**Task directions:** Pictures aside, write out every record exactly as it appears.
++++ Task inputs ++++
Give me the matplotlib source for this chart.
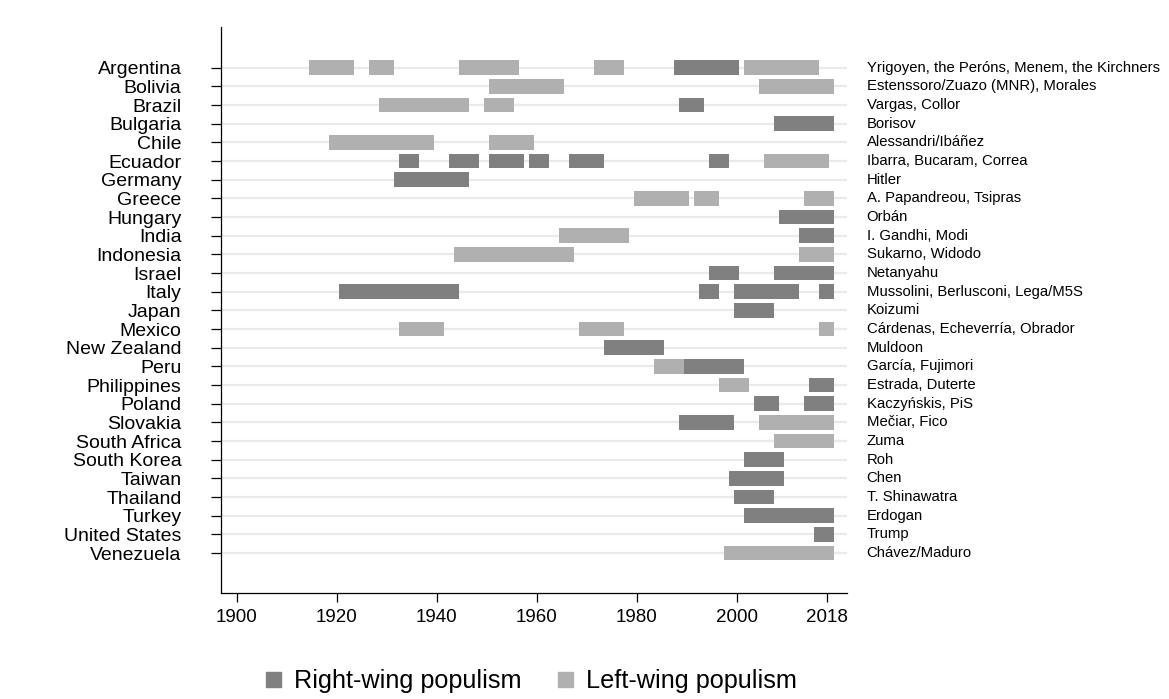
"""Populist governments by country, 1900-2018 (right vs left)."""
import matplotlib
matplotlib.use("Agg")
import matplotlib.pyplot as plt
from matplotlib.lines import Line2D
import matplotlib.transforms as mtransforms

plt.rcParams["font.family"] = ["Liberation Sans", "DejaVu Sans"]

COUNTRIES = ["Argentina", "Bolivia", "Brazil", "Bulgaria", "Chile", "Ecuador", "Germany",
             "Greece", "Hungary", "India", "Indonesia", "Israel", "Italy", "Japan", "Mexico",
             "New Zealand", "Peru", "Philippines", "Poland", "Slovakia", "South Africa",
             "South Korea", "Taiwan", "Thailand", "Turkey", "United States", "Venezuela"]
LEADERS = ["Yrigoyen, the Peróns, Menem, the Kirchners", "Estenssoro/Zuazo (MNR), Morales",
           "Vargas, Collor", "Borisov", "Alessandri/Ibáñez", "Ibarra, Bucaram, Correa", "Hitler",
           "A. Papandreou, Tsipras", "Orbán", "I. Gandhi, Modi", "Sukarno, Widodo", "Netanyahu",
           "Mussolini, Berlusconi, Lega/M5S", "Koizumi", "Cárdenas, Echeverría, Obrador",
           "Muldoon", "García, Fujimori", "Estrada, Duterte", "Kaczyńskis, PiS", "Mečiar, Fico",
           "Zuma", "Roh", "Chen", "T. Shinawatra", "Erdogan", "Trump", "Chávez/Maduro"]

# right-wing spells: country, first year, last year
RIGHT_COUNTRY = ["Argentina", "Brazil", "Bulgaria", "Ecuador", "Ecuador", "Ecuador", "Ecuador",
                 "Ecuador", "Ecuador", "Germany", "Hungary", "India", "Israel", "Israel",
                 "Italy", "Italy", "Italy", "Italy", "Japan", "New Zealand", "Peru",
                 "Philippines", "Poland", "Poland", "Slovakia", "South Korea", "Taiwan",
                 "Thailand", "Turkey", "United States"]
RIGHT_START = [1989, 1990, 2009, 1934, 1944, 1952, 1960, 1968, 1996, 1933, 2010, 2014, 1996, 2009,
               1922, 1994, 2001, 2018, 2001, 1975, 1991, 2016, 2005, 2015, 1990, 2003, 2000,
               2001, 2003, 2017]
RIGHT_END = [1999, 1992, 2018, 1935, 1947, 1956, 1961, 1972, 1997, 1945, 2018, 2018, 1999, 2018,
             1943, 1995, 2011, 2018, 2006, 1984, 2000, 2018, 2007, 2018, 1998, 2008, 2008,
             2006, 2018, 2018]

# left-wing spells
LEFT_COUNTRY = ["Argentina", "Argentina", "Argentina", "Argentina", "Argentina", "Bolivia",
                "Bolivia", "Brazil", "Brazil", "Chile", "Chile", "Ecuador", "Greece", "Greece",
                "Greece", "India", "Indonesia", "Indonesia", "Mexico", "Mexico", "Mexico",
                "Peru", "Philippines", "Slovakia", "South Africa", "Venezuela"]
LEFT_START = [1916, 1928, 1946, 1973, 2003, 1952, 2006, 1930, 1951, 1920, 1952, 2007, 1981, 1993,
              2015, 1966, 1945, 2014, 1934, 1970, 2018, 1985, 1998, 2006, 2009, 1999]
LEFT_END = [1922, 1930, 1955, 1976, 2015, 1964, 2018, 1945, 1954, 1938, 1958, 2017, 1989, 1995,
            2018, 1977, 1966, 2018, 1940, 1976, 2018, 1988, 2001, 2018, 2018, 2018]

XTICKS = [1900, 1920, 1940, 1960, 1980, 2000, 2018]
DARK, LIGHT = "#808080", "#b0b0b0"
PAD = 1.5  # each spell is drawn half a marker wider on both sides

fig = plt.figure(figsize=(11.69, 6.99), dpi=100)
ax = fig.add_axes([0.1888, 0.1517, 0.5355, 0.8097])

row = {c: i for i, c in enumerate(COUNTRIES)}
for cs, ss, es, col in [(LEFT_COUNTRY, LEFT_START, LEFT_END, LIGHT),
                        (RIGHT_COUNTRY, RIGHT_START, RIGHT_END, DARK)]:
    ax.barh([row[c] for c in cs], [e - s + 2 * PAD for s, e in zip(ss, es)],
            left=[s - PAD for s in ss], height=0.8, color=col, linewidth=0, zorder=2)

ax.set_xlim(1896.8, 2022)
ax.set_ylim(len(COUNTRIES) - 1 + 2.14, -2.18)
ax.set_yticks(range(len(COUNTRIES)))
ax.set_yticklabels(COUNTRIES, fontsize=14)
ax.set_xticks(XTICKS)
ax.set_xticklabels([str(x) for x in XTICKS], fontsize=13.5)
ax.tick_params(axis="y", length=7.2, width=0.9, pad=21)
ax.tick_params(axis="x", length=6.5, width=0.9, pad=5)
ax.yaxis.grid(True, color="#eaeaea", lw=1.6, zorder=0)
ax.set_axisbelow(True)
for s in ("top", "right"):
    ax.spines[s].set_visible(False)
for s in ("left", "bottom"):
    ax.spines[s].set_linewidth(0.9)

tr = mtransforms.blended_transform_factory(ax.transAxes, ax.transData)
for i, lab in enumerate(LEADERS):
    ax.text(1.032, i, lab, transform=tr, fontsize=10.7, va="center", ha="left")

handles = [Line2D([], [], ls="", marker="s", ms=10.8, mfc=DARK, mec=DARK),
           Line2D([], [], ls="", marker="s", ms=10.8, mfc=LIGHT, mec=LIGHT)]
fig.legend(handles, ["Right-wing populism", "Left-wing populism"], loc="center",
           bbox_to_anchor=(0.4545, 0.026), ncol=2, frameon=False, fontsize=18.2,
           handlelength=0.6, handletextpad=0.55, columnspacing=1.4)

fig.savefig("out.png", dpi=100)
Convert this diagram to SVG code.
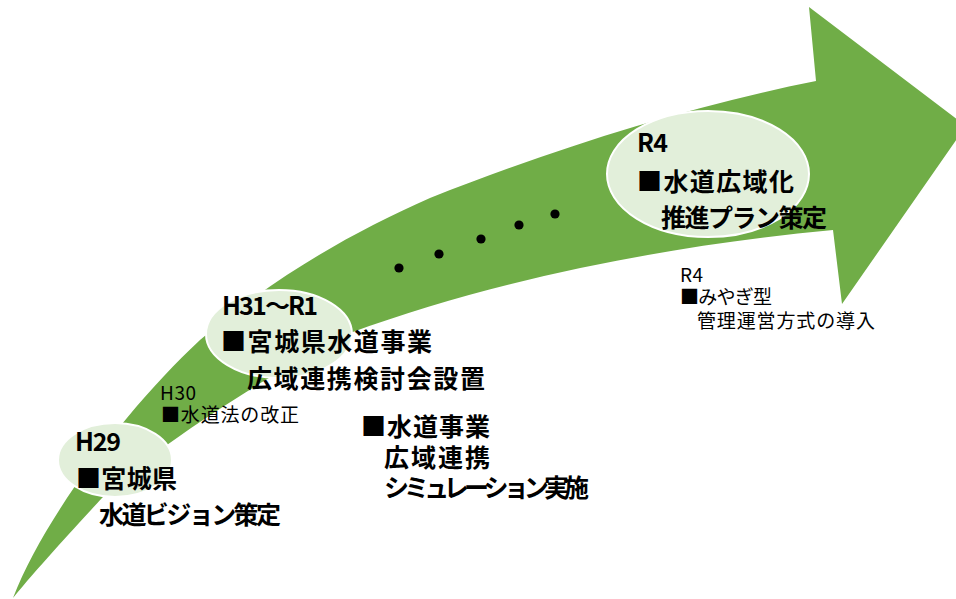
++++
**Task output:**
Give me the matplotlib source for this chart.
"""Populist governments by country, 1900-2018 (right vs left)."""
import matplotlib
matplotlib.use("Agg")
import matplotlib.pyplot as plt
from matplotlib.lines import Line2D
import matplotlib.transforms as mtransforms

plt.rcParams["font.family"] = ["Liberation Sans", "DejaVu Sans"]

COUNTRIES = ["Argentina", "Bolivia", "Brazil", "Bulgaria", "Chile", "Ecuador", "Germany",
             "Greece", "Hungary", "India", "Indonesia", "Israel", "Italy", "Japan", "Mexico",
             "New Zealand", "Peru", "Philippines", "Poland", "Slovakia", "South Africa",
             "South Korea", "Taiwan", "Thailand", "Turkey", "United States", "Venezuela"]
LEADERS = ["Yrigoyen, the Peróns, Menem, the Kirchners", "Estenssoro/Zuazo (MNR), Morales",
           "Vargas, Collor", "Borisov", "Alessandri/Ibáñez", "Ibarra, Bucaram, Correa", "Hitler",
           "A. Papandreou, Tsipras", "Orbán", "I. Gandhi, Modi", "Sukarno, Widodo", "Netanyahu",
           "Mussolini, Berlusconi, Lega/M5S", "Koizumi", "Cárdenas, Echeverría, Obrador",
           "Muldoon", "García, Fujimori", "Estrada, Duterte", "Kaczyńskis, PiS", "Mečiar, Fico",
           "Zuma", "Roh", "Chen", "T. Shinawatra", "Erdogan", "Trump", "Chávez/Maduro"]

# right-wing spells: country, first year, last year
RIGHT_COUNTRY = ["Argentina", "Brazil", "Bulgaria", "Ecuador", "Ecuador", "Ecuador", "Ecuador",
                 "Ecuador", "Ecuador", "Germany", "Hungary", "India", "Israel", "Israel",
                 "Italy", "Italy", "Italy", "Italy", "Japan", "New Zealand", "Peru",
                 "Philippines", "Poland", "Poland", "Slovakia", "South Korea", "Taiwan",
                 "Thailand", "Turkey", "United States"]
RIGHT_START = [1989, 1990, 2009, 1934, 1944, 1952, 1960, 1968, 1996, 1933, 2010, 2014, 1996, 2009,
               1922, 1994, 2001, 2018, 2001, 1975, 1991, 2016, 2005, 2015, 1990, 2003, 2000,
               2001, 2003, 2017]
RIGHT_END = [1999, 1992, 2018, 1935, 1947, 1956, 1961, 1972, 1997, 1945, 2018, 2018, 1999, 2018,
             1943, 1995, 2011, 2018, 2006, 1984, 2000, 2018, 2007, 2018, 1998, 2008, 2008,
             2006, 2018, 2018]

# left-wing spells
LEFT_COUNTRY = ["Argentina", "Argentina", "Argentina", "Argentina", "Argentina", "Bolivia",
                "Bolivia", "Brazil", "Brazil", "Chile", "Chile", "Ecuador", "Greece", "Greece",
                "Greece", "India", "Indonesia", "Indonesia", "Mexico", "Mexico", "Mexico",
                "Peru", "Philippines", "Slovakia", "South Africa", "Venezuela"]
LEFT_START = [1916, 1928, 1946, 1973, 2003, 1952, 2006, 1930, 1951, 1920, 1952, 2007, 1981, 1993,
              2015, 1966, 1945, 2014, 1934, 1970, 2018, 1985, 1998, 2006, 2009, 1999]
LEFT_END = [1922, 1930, 1955, 1976, 2015, 1964, 2018, 1945, 1954, 1938, 1958, 2017, 1989, 1995,
            2018, 1977, 1966, 2018, 1940, 1976, 2018, 1988, 2001, 2018, 2018, 2018]

XTICKS = [1900, 1920, 1940, 1960, 1980, 2000, 2018]
DARK, LIGHT = "#808080", "#b0b0b0"
PAD = 1.5  # each spell is drawn half a marker wider on both sides

fig = plt.figure(figsize=(11.69, 6.99), dpi=100)
ax = fig.add_axes([0.1888, 0.1517, 0.5355, 0.8097])

row = {c: i for i, c in enumerate(COUNTRIES)}
for cs, ss, es, col in [(LEFT_COUNTRY, LEFT_START, LEFT_END, LIGHT),
                        (RIGHT_COUNTRY, RIGHT_START, RIGHT_END, DARK)]:
    ax.barh([row[c] for c in cs], [e - s + 2 * PAD for s, e in zip(ss, es)],
            left=[s - PAD for s in ss], height=0.8, color=col, linewidth=0, zorder=2)

ax.set_xlim(1896.8, 2022)
ax.set_ylim(len(COUNTRIES) - 1 + 2.14, -2.18)
ax.set_yticks(range(len(COUNTRIES)))
ax.set_yticklabels(COUNTRIES, fontsize=14)
ax.set_xticks(XTICKS)
ax.set_xticklabels([str(x) for x in XTICKS], fontsize=13.5)
ax.tick_params(axis="y", length=7.2, width=0.9, pad=21)
ax.tick_params(axis="x", length=6.5, width=0.9, pad=5)
ax.yaxis.grid(True, color="#eaeaea", lw=1.6, zorder=0)
ax.set_axisbelow(True)
for s in ("top", "right"):
    ax.spines[s].set_visible(False)
for s in ("left", "bottom"):
    ax.spines[s].set_linewidth(0.9)

tr = mtransforms.blended_transform_factory(ax.transAxes, ax.transData)
for i, lab in enumerate(LEADERS):
    ax.text(1.032, i, lab, transform=tr, fontsize=10.7, va="center", ha="left")

handles = [Line2D([], [], ls="", marker="s", ms=10.8, mfc=DARK, mec=DARK),
           Line2D([], [], ls="", marker="s", ms=10.8, mfc=LIGHT, mec=LIGHT)]
fig.legend(handles, ["Right-wing populism", "Left-wing populism"], loc="center",
           bbox_to_anchor=(0.4545, 0.026), ncol=2, frameon=False, fontsize=18.2,
           handlelength=0.6, handletextpad=0.55, columnspacing=1.4)

fig.savefig("out.png", dpi=100)
Convert this diagram to SVG code.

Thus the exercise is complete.